«Ни твоей, ни своей — ничьей, никакой не хочу иронии…» Почему сейчас вспомнились и легли на душу именно эти строки? Ведь там, в 80-м, все ироничное смешило и радовало. А теперь оказалось, что я неизвестно как и когда разлюбила иронию. Это что? Перестроечные годы с их убийственной иронией и смешками надо всем, что было святого? Наверное. Нельзя же простить, когда издеваются над любовью к Родине («Ваш патриотизм — это последнее прибежище негодяев!»), над высотой героизма («У нас героем становится любой! Хи-хи-хи! Только безмозглым нужны герои»), над историей твоей страны, над вековыми обычаями, надо всем, что ценилось выше денег: бескорыстие, верность, честность, совесть, доброта… Такое привычное в прежней жизни.
Ирония, я думаю, вообще скользкая дорожка, и ходить по ней не стоит.
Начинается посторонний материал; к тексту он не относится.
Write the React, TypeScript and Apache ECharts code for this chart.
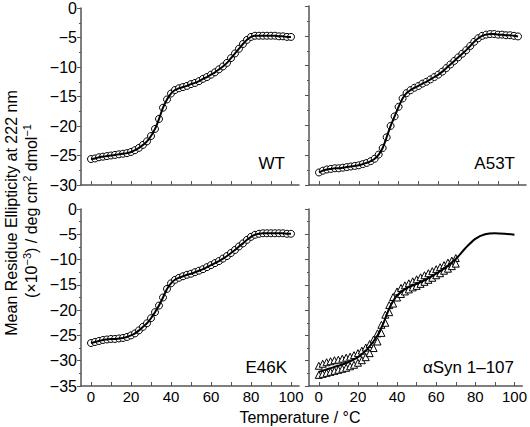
import React, { useEffect, useRef } from "react";
import * as echarts from "echarts";

const TEMPS = [0, 2, 4, 6, 8, 10, 12, 14, 16, 18, 20, 22, 24, 26, 28, 30, 32, 34, 36, 38, 40, 42, 44, 46, 48, 50, 52, 54, 56, 58, 60, 62, 64, 66, 68, 70, 72, 74, 76, 78, 80, 82, 84, 86, 88, 90, 92, 94, 96, 98, 100];

const WT = [-25.6, -25.5, -25.3, -25.2, -25.1, -25.0, -24.9, -24.8, -24.7, -24.6, -24.4, -24.1, -23.7, -23.2, -22.6, -21.7, -20.5, -18.8, -16.9, -15.5, -14.5, -13.9, -13.6, -13.4, -13.2, -12.9, -12.7, -12.4, -12.0, -11.7, -11.3, -10.9, -10.4, -9.9, -9.3, -8.5, -7.7, -6.9, -6.1, -5.4, -4.9, -4.7, -4.7, -4.7, -4.7, -4.7, -4.7, -4.8, -4.8, -4.9, -4.9];

const A53T = [-27.9, -27.6, -27.4, -27.3, -27.2, -27.2, -27.1, -27.0, -26.9, -26.8, -26.7, -26.5, -26.3, -26.0, -25.6, -24.9, -23.8, -22.0, -20.1, -18.5, -16.9, -15.5, -14.6, -14.1, -13.7, -13.4, -13.0, -12.7, -12.3, -11.9, -11.5, -11.0, -10.4, -9.8, -9.2, -8.6, -8.0, -7.4, -6.7, -6.0, -5.4, -5.0, -4.8, -4.7, -4.7, -4.8, -4.8, -4.9, -4.9, -5.0, -5.1];

const E46K = [-26.5, -26.3, -26.1, -25.9, -25.8, -25.7, -25.7, -25.6, -25.5, -25.3, -25.0, -24.6, -24.0, -23.3, -22.6, -21.6, -20.4, -19.1, -17.5, -15.8, -14.7, -14.0, -13.6, -13.3, -13.0, -12.8, -12.5, -12.2, -11.9, -11.5, -11.1, -10.7, -10.3, -9.8, -9.3, -8.7, -8.1, -7.4, -6.8, -6.1, -5.5, -5.1, -4.9, -4.8, -4.8, -4.8, -4.8, -4.8, -4.8, -4.9, -4.9];

const TRI_TEMPS = [0, 2, 4, 6, 8, 10, 12, 14, 16, 18, 20, 22, 24, 26, 28, 30, 32, 34, 36, 38, 40, 42, 44, 46, 48, 50, 52, 54, 56, 58, 60, 62, 64, 66, 68, 70];
const SYN_UPPER = [-31.0, -30.6, -30.3, -30.1, -29.9, -29.8, -29.6, -29.4, -29.2, -28.9, -28.5, -28.0, -27.4, -26.7, -25.8, -24.6, -22.9, -20.9, -19.0, -17.4, -16.3, -15.6, -15.1, -14.7, -14.3, -13.9, -13.5, -13.1, -12.7, -12.3, -11.9, -11.5, -11.1, -10.6, -10.2, -9.7];
const SYN_LOWER = [-32.8, -32.6, -32.4, -32.2, -32.0, -31.8, -31.6, -31.4, -31.1, -30.8, -30.4, -29.9, -29.3, -28.5, -27.5, -26.2, -24.5, -22.5, -20.4, -18.7, -17.5, -16.8, -16.3, -15.9, -15.5, -15.2, -14.8, -14.4, -14.0, -13.6, -13.1, -12.7, -12.2, -11.8, -11.3, -10.8];

const FIT_TEMPS = [0, 5, 10, 15, 20, 25, 30, 33, 35, 37, 40, 45, 50, 55, 60, 65, 70, 75, 80, 85, 90, 95, 100];
const SYN_FIT = [-32.2, -31.6, -31.0, -30.3, -29.3, -27.6, -25.0, -22.6, -20.6, -18.9, -17.1, -15.6, -14.8, -13.9, -12.8, -11.5, -9.9, -7.7, -5.9, -5.0, -4.8, -4.9, -5.1];

const X_TICKS = [0, 10, 20, 30, 40, 50, 60, 70, 80, 90, 100];
const X_LABELS = [0, 20, 40, 60, 80, 100];
const PANEL_NAMES = ["WT", "A53T", "E46K", "\u03b1Syn 1\u2013107"];

const FONT = "'Liberation Sans', Arial, Helvetica, sans-serif";
const AXIS_COLOR = "#555";

const zip = (xs: number[], ys: number[]) => ys.map((y, i) => [xs[i], y]);

export default function App() {
  const ref = useRef<HTMLDivElement>(null);
  useEffect(() => {
    if (!ref.current) return;
    const chart = echarts.init(ref.current, undefined, { renderer: "svg" });

    const grids = [
      { left: 81, top: 6, width: 218, height: 179 },
      { left: 309, top: 6, width: 217, height: 179 },
      { left: 81, top: 209, width: 218, height: 177 },
      { left: 309, top: 209, width: 217, height: 177 },
    ];

    const xAxes = grids.map((_, i) => ({
      type: "value",
      gridIndex: i,
      min: -5,
      max: 104,
      axisLine: { show: true, onZero: false, lineStyle: { color: AXIS_COLOR, width: 1.5 } },
      axisTick: { show: true, inside: true, length: 4, customValues: X_TICKS, lineStyle: { color: AXIS_COLOR, width: 1 } },
      axisLabel: {
        show: i >= 2,
        customValues: X_LABELS,
        fontSize: 15,
        fontFamily: FONT,
        color: "#000",
        margin: 3,
      },
      splitLine: { show: false },
    }));

    const yAxes = grids.map((_, i) => ({
      type: "value",
      gridIndex: i,
      min: i < 2 ? -30 : -35,
      max: 0,
      interval: 5,
      axisLine: { show: true, onZero: false, lineStyle: { color: AXIS_COLOR, width: 1.5 } },
      axisTick: { show: true, inside: false, length: 4, lineStyle: { color: AXIS_COLOR, width: 1 } },
      minorTick: { show: true, splitNumber: 2, length: 2, lineStyle: { color: AXIS_COLOR, width: 1 } },
      axisLabel: {
        show: i % 2 === 0,
        fontSize: 16,
        fontFamily: FONT,
        color: "#000",
        margin: 4,
        formatter: (v: number) => String(v).replace("-", "\u2212"),
      },
      splitLine: { show: false },
      minorSplitLine: { show: false },
    }));

    const circleSets = [WT, A53T, E46K];
    const series: any[] = [];
    circleSets.forEach((vals, i) => {
      series.push({
        type: "scatter",
        xAxisIndex: i,
        yAxisIndex: i,
        data: zip(TEMPS, vals),
        symbol: "circle",
        symbolSize: 7,
        itemStyle: { color: "#fff", borderColor: "#000", borderWidth: 1, opacity: 1 },
        z: 2,
      });
      series.push({
        type: "line",
        xAxisIndex: i,
        yAxisIndex: i,
        data: zip(TEMPS, vals),
        symbol: "none",
        smooth: 0.3,
        lineStyle: { color: "#000", width: 2 },
        z: 3,
      });
    });
    [SYN_UPPER, SYN_LOWER].forEach((vals) => {
      series.push({
        type: "scatter",
        xAxisIndex: 3,
        yAxisIndex: 3,
        data: zip(TRI_TEMPS, vals),
        symbol: "triangle",
        symbolSize: 7,
        itemStyle: { color: "#fff", borderColor: "#000", borderWidth: 1, opacity: 1 },
        z: 2,
      });
    });
    series.push({
      type: "line",
      xAxisIndex: 3,
      yAxisIndex: 3,
      data: zip(FIT_TEMPS, SYN_FIT),
      symbol: "none",
      smooth: 0.3,
      lineStyle: { color: "#000", width: 2 },
      z: 3,
    });

    const labelPos = [
      { x: 285, y: 163 },
      { x: 515, y: 163 },
      { x: 287, y: 367 },
      { x: 514, y: 367 },
    ];

    const graphic: any[] = PANEL_NAMES.map((name, i) => ({
      type: "text",
      x: labelPos[i].x,
      y: labelPos[i].y,
      style: {
        text: name,
        fontSize: 17,
        fontFamily: FONT,
        fill: "#000",
        align: "right",
        verticalAlign: "middle",
      },
    }));

    graphic.push({
      type: "text",
      x: 11,
      y: 213,
      rotation: Math.PI / 2,
      style: {
        text: "Mean Residue Ellipticity at 222 nm",
        fontSize: 16,
        fontFamily: FONT,
        fill: "#000",
        align: "center",
        verticalAlign: "middle",
      },
    });
    graphic.push({
      type: "text",
      x: 31,
      y: 211,
      rotation: Math.PI / 2,
      style: {
        text: "(\u00d710{sup|\u22123}) / deg cm{sup|2} dmol{sup|\u22121}",
        fontSize: 16,
        fontFamily: FONT,
        fill: "#000",
        align: "center",
        verticalAlign: "middle",
        rich: {
          sup: { fontSize: 11, fontFamily: FONT, fill: "#000", verticalAlign: "top", lineHeight: 19 },
        },
      },
    });
    graphic.push({
      type: "text",
      x: 300,
      y: 417,
      style: {
        text: "Temperature / \u00b0C",
        fontSize: 16,
        fontFamily: FONT,
        fill: "#000",
        align: "center",
        verticalAlign: "middle",
      },
    });

    chart.setOption({
      animation: false,
      backgroundColor: "#fff",
      grid: grids,
      xAxis: xAxes,
      yAxis: yAxes,
      series,
      graphic,
    });
    return () => chart.dispose();
  }, []);
  return (
    <div
      ref={ref}
      style={{ position: "fixed", left: 0, top: 0, width: 530, height: 427 }}
    />
  );
}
Впрочем, это — так, заметки на полях, и пора вернуться к ноябрьскому вечеру в «пазике».
Ехали долго, а приехали как-то вдруг. «Пазик» остановился, мы вышли в промозглую после автобусного тепла темноту и побрели на смутный свет впереди.
Приземистая громадина трехэтажного корпуса базы была темной. Одна лампочка тускловато светилась над входом. База в осенне-зимний сезон работала исключительно по выходным, а была среда. Однако нас ждали. Быстро распределили по комнатам и накормили ужином.
В столовой я все озиралась, отыскивая писателей, которые будут обсуждать наши стихи. Но оказалось, что они приедут следующим утром.
Почему-то я очень ждала их. Томило любопытство: что за люди такие — писатели. Только раз я встречала автора настоящей книги, и то это была странная встреча.